• _Description of the task_:
Return all of the data exactly as written, without the pictures.

• _Dataset excerpt_:
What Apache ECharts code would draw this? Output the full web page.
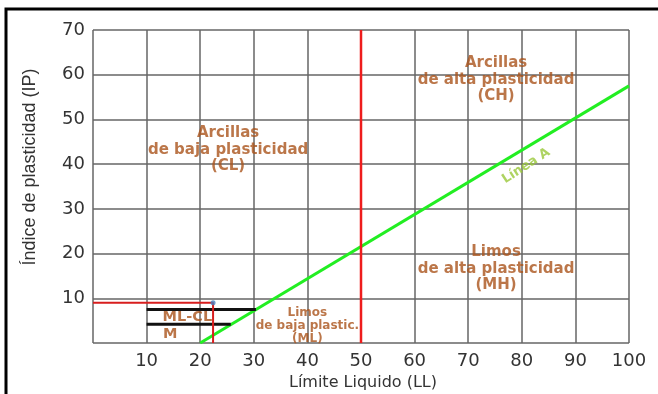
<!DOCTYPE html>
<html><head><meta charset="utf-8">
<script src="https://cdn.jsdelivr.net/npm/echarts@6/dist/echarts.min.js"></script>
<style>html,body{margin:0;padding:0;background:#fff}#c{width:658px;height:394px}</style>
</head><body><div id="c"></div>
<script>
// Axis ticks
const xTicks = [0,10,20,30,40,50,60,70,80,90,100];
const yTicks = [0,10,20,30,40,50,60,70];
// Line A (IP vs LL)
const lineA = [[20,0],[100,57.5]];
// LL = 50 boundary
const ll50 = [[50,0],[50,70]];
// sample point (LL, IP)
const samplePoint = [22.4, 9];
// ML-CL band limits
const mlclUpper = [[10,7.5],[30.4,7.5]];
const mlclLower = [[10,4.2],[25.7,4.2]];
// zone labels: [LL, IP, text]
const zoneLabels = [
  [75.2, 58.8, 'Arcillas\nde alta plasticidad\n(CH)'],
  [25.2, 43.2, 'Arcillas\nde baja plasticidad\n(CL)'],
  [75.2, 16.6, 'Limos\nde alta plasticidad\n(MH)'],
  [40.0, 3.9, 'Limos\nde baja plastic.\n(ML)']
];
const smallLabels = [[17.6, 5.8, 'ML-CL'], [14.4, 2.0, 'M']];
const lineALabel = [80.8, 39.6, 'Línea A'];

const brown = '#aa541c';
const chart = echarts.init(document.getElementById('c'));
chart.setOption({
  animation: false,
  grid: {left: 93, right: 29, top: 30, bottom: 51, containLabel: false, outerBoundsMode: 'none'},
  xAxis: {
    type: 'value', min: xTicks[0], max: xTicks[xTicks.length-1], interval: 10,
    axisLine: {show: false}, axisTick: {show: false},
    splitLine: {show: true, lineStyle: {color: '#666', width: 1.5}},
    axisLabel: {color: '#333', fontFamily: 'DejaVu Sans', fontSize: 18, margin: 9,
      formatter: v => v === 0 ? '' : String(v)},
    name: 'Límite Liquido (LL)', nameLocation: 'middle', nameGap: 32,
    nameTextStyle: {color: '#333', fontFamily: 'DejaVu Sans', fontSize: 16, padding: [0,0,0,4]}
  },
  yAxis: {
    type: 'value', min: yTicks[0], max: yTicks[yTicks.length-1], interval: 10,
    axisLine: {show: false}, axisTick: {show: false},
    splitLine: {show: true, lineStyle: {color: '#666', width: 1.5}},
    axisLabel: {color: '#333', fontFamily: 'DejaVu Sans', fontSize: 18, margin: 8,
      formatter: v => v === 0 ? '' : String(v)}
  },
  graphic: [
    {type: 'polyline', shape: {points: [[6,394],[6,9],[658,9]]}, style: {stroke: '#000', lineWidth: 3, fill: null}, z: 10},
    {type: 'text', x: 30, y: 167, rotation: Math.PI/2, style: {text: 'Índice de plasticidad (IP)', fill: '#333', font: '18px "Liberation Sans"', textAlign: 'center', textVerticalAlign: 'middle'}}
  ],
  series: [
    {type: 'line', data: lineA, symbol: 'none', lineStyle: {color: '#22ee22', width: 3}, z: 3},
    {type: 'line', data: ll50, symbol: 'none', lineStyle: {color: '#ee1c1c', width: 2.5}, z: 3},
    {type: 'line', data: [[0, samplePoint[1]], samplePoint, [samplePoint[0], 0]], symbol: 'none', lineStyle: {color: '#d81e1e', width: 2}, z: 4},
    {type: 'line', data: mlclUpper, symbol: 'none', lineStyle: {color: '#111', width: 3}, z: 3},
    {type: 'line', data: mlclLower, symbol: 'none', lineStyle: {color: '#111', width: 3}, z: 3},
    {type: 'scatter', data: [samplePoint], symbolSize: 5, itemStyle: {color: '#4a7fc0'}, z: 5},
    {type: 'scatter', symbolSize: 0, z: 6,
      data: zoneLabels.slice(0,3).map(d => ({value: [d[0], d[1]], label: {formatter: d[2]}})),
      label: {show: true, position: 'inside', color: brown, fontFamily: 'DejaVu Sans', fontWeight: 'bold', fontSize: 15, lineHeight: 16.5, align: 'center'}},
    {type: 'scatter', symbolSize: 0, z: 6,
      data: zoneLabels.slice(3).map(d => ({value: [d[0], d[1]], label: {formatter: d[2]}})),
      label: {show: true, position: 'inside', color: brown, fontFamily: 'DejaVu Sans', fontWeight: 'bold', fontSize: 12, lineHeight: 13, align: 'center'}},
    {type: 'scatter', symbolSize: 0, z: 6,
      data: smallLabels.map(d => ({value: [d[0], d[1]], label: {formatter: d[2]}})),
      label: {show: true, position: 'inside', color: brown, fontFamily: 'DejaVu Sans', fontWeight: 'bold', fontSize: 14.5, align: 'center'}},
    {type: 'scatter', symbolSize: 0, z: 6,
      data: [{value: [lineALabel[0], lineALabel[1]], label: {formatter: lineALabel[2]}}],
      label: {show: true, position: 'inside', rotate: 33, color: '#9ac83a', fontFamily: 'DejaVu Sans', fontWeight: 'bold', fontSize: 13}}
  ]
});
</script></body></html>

• _Response for this exercise_:
What Apache ECharts code would draw this? Output the full web page.
<!DOCTYPE html>
<html><head><meta charset="utf-8">
<script src="https://cdn.jsdelivr.net/npm/echarts@6/dist/echarts.min.js"></script>
<style>html,body{margin:0;padding:0;background:#fff}#c{width:658px;height:394px}</style>
</head><body><div id="c"></div>
<script>
// Axis ticks
const xTicks = [0,10,20,30,40,50,60,70,80,90,100];
const yTicks = [0,10,20,30,40,50,60,70];
// Line A (IP vs LL)
const lineA = [[20,0],[100,57.5]];
// LL = 50 boundary
const ll50 = [[50,0],[50,70]];
// sample point (LL, IP)
const samplePoint = [22.4, 9];
// ML-CL band limits
const mlclUpper = [[10,7.5],[30.4,7.5]];
const mlclLower = [[10,4.2],[25.7,4.2]];
// zone labels: [LL, IP, text]
const zoneLabels = [
  [75.2, 58.8, 'Arcillas\nde alta plasticidad\n(CH)'],
  [25.2, 43.2, 'Arcillas\nde baja plasticidad\n(CL)'],
  [75.2, 16.6, 'Limos\nde alta plasticidad\n(MH)'],
  [40.0, 3.9, 'Limos\nde baja plastic.\n(ML)']
];
const smallLabels = [[17.6, 5.8, 'ML-CL'], [14.4, 2.0, 'M']];
const lineALabel = [80.8, 39.6, 'Línea A'];

const brown = '#aa541c';
const chart = echarts.init(document.getElementById('c'));
chart.setOption({
  animation: false,
  grid: {left: 93, right: 29, top: 30, bottom: 51, containLabel: false, outerBoundsMode: 'none'},
  xAxis: {
    type: 'value', min: xTicks[0], max: xTicks[xTicks.length-1], interval: 10,
    axisLine: {show: false}, axisTick: {show: false},
    splitLine: {show: true, lineStyle: {color: '#666', width: 1.5}},
    axisLabel: {color: '#333', fontFamily: 'DejaVu Sans', fontSize: 18, margin: 9,
      formatter: v => v === 0 ? '' : String(v)},
    name: 'Límite Liquido (LL)', nameLocation: 'middle', nameGap: 32,
    nameTextStyle: {color: '#333', fontFamily: 'DejaVu Sans', fontSize: 16, padding: [0,0,0,4]}
  },
  yAxis: {
    type: 'value', min: yTicks[0], max: yTicks[yTicks.length-1], interval: 10,
    axisLine: {show: false}, axisTick: {show: false},
    splitLine: {show: true, lineStyle: {color: '#666', width: 1.5}},
    axisLabel: {color: '#333', fontFamily: 'DejaVu Sans', fontSize: 18, margin: 8,
      formatter: v => v === 0 ? '' : String(v)}
  },
  graphic: [
    {type: 'polyline', shape: {points: [[6,394],[6,9],[658,9]]}, style: {stroke: '#000', lineWidth: 3, fill: null}, z: 10},
    {type: 'text', x: 30, y: 167, rotation: Math.PI/2, style: {text: 'Índice de plasticidad (IP)', fill: '#333', font: '18px "Liberation Sans"', textAlign: 'center', textVerticalAlign: 'middle'}}
  ],
  series: [
    {type: 'line', data: lineA, symbol: 'none', lineStyle: {color: '#22ee22', width: 3}, z: 3},
    {type: 'line', data: ll50, symbol: 'none', lineStyle: {color: '#ee1c1c', width: 2.5}, z: 3},
    {type: 'line', data: [[0, samplePoint[1]], samplePoint, [samplePoint[0], 0]], symbol: 'none', lineStyle: {color: '#d81e1e', width: 2}, z: 4},
    {type: 'line', data: mlclUpper, symbol: 'none', lineStyle: {color: '#111', width: 3}, z: 3},
    {type: 'line', data: mlclLower, symbol: 'none', lineStyle: {color: '#111', width: 3}, z: 3},
    {type: 'scatter', data: [samplePoint], symbolSize: 5, itemStyle: {color: '#4a7fc0'}, z: 5},
    {type: 'scatter', symbolSize: 0, z: 6,
      data: zoneLabels.slice(0,3).map(d => ({value: [d[0], d[1]], label: {formatter: d[2]}})),
      label: {show: true, position: 'inside', color: brown, fontFamily: 'DejaVu Sans', fontWeight: 'bold', fontSize: 15, lineHeight: 16.5, align: 'center'}},
    {type: 'scatter', symbolSize: 0, z: 6,
      data: zoneLabels.slice(3).map(d => ({value: [d[0], d[1]], label: {formatter: d[2]}})),
      label: {show: true, position: 'inside', color: brown, fontFamily: 'DejaVu Sans', fontWeight: 'bold', fontSize: 12, lineHeight: 13, align: 'center'}},
    {type: 'scatter', symbolSize: 0, z: 6,
      data: smallLabels.map(d => ({value: [d[0], d[1]], label: {formatter: d[2]}})),
      label: {show: true, position: 'inside', color: brown, fontFamily: 'DejaVu Sans', fontWeight: 'bold', fontSize: 14.5, align: 'center'}},
    {type: 'scatter', symbolSize: 0, z: 6,
      data: [{value: [lineALabel[0], lineALabel[1]], label: {formatter: lineALabel[2]}}],
      label: {show: true, position: 'inside', rotate: 33, color: '#9ac83a', fontFamily: 'DejaVu Sans', fontWeight: 'bold', fontSize: 13}}
  ]
});
</script></body></html>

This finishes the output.